━━━ DATA LINES

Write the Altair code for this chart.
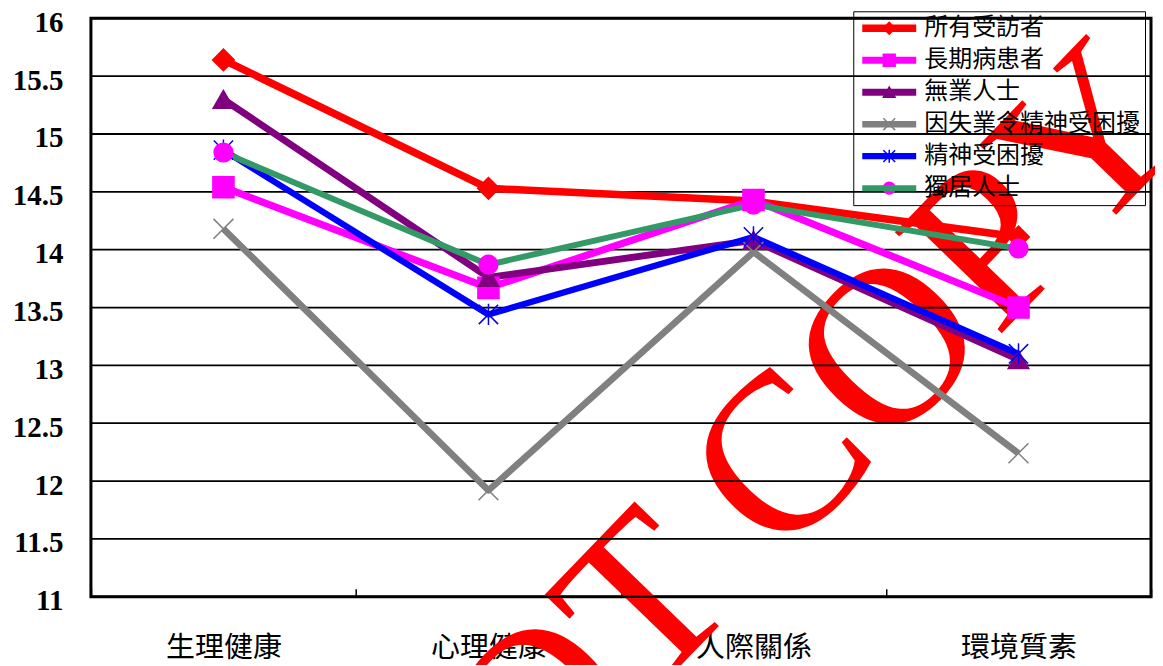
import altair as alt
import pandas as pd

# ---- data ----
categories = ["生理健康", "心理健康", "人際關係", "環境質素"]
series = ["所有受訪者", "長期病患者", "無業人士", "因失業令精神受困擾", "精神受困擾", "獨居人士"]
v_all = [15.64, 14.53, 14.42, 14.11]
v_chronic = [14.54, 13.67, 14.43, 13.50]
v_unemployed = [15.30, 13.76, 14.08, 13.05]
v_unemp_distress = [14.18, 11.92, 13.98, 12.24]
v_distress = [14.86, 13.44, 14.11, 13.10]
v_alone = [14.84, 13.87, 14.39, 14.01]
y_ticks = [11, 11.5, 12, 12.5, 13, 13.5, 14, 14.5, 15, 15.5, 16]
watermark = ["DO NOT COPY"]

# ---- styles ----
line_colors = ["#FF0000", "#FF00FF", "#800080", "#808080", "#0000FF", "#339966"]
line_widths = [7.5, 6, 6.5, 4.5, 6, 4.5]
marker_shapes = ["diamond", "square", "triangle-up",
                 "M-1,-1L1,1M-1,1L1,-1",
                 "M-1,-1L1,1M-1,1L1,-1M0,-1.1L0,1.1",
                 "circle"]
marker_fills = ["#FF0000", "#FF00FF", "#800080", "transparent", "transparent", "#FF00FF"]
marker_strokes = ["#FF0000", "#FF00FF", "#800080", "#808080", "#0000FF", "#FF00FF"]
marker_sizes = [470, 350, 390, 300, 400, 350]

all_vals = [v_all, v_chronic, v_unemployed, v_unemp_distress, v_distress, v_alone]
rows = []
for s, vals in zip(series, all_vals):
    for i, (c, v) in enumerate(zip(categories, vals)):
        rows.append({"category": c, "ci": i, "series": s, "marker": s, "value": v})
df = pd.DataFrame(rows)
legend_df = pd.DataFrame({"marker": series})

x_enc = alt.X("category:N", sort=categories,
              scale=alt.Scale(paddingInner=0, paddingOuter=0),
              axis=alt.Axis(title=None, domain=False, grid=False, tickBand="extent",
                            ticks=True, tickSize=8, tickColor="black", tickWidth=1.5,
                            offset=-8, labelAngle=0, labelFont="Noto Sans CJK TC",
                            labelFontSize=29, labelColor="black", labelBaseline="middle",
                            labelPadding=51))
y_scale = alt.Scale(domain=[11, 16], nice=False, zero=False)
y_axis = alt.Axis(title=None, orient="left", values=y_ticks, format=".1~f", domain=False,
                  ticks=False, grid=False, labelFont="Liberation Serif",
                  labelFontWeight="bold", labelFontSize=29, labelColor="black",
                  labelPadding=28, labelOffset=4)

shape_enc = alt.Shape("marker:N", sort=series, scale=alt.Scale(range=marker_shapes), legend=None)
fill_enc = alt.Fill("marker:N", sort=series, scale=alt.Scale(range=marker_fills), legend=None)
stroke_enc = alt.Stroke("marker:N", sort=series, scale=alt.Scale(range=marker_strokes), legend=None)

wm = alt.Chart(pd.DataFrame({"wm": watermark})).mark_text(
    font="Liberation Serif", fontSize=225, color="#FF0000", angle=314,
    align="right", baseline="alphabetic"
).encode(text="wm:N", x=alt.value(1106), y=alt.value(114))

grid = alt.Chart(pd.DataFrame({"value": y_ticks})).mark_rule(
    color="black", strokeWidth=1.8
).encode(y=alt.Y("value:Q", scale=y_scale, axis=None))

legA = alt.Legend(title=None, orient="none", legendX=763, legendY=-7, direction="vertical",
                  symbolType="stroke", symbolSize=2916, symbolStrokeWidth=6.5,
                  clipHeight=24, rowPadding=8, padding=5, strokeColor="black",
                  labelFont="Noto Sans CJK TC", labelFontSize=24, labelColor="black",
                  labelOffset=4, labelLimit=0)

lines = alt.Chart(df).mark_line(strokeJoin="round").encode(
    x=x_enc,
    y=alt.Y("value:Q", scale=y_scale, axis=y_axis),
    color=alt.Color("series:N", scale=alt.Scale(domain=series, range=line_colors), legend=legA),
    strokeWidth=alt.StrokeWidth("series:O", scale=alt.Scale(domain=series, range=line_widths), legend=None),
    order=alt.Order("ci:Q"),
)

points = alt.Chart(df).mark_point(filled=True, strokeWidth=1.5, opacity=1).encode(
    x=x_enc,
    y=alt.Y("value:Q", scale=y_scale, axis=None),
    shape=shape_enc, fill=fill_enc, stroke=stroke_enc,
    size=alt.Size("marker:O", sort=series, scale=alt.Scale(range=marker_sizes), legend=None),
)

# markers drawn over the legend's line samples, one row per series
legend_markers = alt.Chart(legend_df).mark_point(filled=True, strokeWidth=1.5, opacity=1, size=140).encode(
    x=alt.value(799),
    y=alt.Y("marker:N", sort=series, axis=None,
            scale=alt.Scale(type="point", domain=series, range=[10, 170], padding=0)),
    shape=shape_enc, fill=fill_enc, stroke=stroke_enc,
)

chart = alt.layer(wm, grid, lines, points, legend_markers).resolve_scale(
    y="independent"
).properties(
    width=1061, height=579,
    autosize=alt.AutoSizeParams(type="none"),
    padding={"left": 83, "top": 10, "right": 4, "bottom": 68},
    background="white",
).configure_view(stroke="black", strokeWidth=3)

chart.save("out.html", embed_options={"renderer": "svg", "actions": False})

━━━━━━

__AIM OF THE TASK__: Reproduce each line exactly, please, except for any pictures.

__RESPONSE TO THE EXERCISE__:
Write the Altair code for this chart.
import altair as alt
import pandas as pd

# ---- data ----
categories = ["生理健康", "心理健康", "人際關係", "環境質素"]
series = ["所有受訪者", "長期病患者", "無業人士", "因失業令精神受困擾", "精神受困擾", "獨居人士"]
v_all = [15.64, 14.53, 14.42, 14.11]
v_chronic = [14.54, 13.67, 14.43, 13.50]
v_unemployed = [15.30, 13.76, 14.08, 13.05]
v_unemp_distress = [14.18, 11.92, 13.98, 12.24]
v_distress = [14.86, 13.44, 14.11, 13.10]
v_alone = [14.84, 13.87, 14.39, 14.01]
y_ticks = [11, 11.5, 12, 12.5, 13, 13.5, 14, 14.5, 15, 15.5, 16]
watermark = ["DO NOT COPY"]

# ---- styles ----
line_colors = ["#FF0000", "#FF00FF", "#800080", "#808080", "#0000FF", "#339966"]
line_widths = [7.5, 6, 6.5, 4.5, 6, 4.5]
marker_shapes = ["diamond", "square", "triangle-up",
                 "M-1,-1L1,1M-1,1L1,-1",
                 "M-1,-1L1,1M-1,1L1,-1M0,-1.1L0,1.1",
                 "circle"]
marker_fills = ["#FF0000", "#FF00FF", "#800080", "transparent", "transparent", "#FF00FF"]
marker_strokes = ["#FF0000", "#FF00FF", "#800080", "#808080", "#0000FF", "#FF00FF"]
marker_sizes = [470, 350, 390, 300, 400, 350]

all_vals = [v_all, v_chronic, v_unemployed, v_unemp_distress, v_distress, v_alone]
rows = []
for s, vals in zip(series, all_vals):
    for i, (c, v) in enumerate(zip(categories, vals)):
        rows.append({"category": c, "ci": i, "series": s, "marker": s, "value": v})
df = pd.DataFrame(rows)
legend_df = pd.DataFrame({"marker": series})

x_enc = alt.X("category:N", sort=categories,
              scale=alt.Scale(paddingInner=0, paddingOuter=0),
              axis=alt.Axis(title=None, domain=False, grid=False, tickBand="extent",
                            ticks=True, tickSize=8, tickColor="black", tickWidth=1.5,
                            offset=-8, labelAngle=0, labelFont="Noto Sans CJK TC",
                            labelFontSize=29, labelColor="black", labelBaseline="middle",
                            labelPadding=51))
y_scale = alt.Scale(domain=[11, 16], nice=False, zero=False)
y_axis = alt.Axis(title=None, orient="left", values=y_ticks, format=".1~f", domain=False,
                  ticks=False, grid=False, labelFont="Liberation Serif",
                  labelFontWeight="bold", labelFontSize=29, labelColor="black",
                  labelPadding=28, labelOffset=4)

shape_enc = alt.Shape("marker:N", sort=series, scale=alt.Scale(range=marker_shapes), legend=None)
fill_enc = alt.Fill("marker:N", sort=series, scale=alt.Scale(range=marker_fills), legend=None)
stroke_enc = alt.Stroke("marker:N", sort=series, scale=alt.Scale(range=marker_strokes), legend=None)

wm = alt.Chart(pd.DataFrame({"wm": watermark})).mark_text(
    font="Liberation Serif", fontSize=225, color="#FF0000", angle=314,
    align="right", baseline="alphabetic"
).encode(text="wm:N", x=alt.value(1106), y=alt.value(114))

grid = alt.Chart(pd.DataFrame({"value": y_ticks})).mark_rule(
    color="black", strokeWidth=1.8
).encode(y=alt.Y("value:Q", scale=y_scale, axis=None))

legA = alt.Legend(title=None, orient="none", legendX=763, legendY=-7, direction="vertical",
                  symbolType="stroke", symbolSize=2916, symbolStrokeWidth=6.5,
                  clipHeight=24, rowPadding=8, padding=5, strokeColor="black",
                  labelFont="Noto Sans CJK TC", labelFontSize=24, labelColor="black",
                  labelOffset=4, labelLimit=0)

lines = alt.Chart(df).mark_line(strokeJoin="round").encode(
    x=x_enc,
    y=alt.Y("value:Q", scale=y_scale, axis=y_axis),
    color=alt.Color("series:N", scale=alt.Scale(domain=series, range=line_colors), legend=legA),
    strokeWidth=alt.StrokeWidth("series:O", scale=alt.Scale(domain=series, range=line_widths), legend=None),
    order=alt.Order("ci:Q"),
)

points = alt.Chart(df).mark_point(filled=True, strokeWidth=1.5, opacity=1).encode(
    x=x_enc,
    y=alt.Y("value:Q", scale=y_scale, axis=None),
    shape=shape_enc, fill=fill_enc, stroke=stroke_enc,
    size=alt.Size("marker:O", sort=series, scale=alt.Scale(range=marker_sizes), legend=None),
)

# markers drawn over the legend's line samples, one row per series
legend_markers = alt.Chart(legend_df).mark_point(filled=True, strokeWidth=1.5, opacity=1, size=140).encode(
    x=alt.value(799),
    y=alt.Y("marker:N", sort=series, axis=None,
            scale=alt.Scale(type="point", domain=series, range=[10, 170], padding=0)),
    shape=shape_enc, fill=fill_enc, stroke=stroke_enc,
)

chart = alt.layer(wm, grid, lines, points, legend_markers).resolve_scale(
    y="independent"
).properties(
    width=1061, height=579,
    autosize=alt.AutoSizeParams(type="none"),
    padding={"left": 83, "top": 10, "right": 4, "bottom": 68},
    background="white",
).configure_view(stroke="black", strokeWidth=3)

chart.save("out.html", embed_options={"renderer": "svg", "actions": False})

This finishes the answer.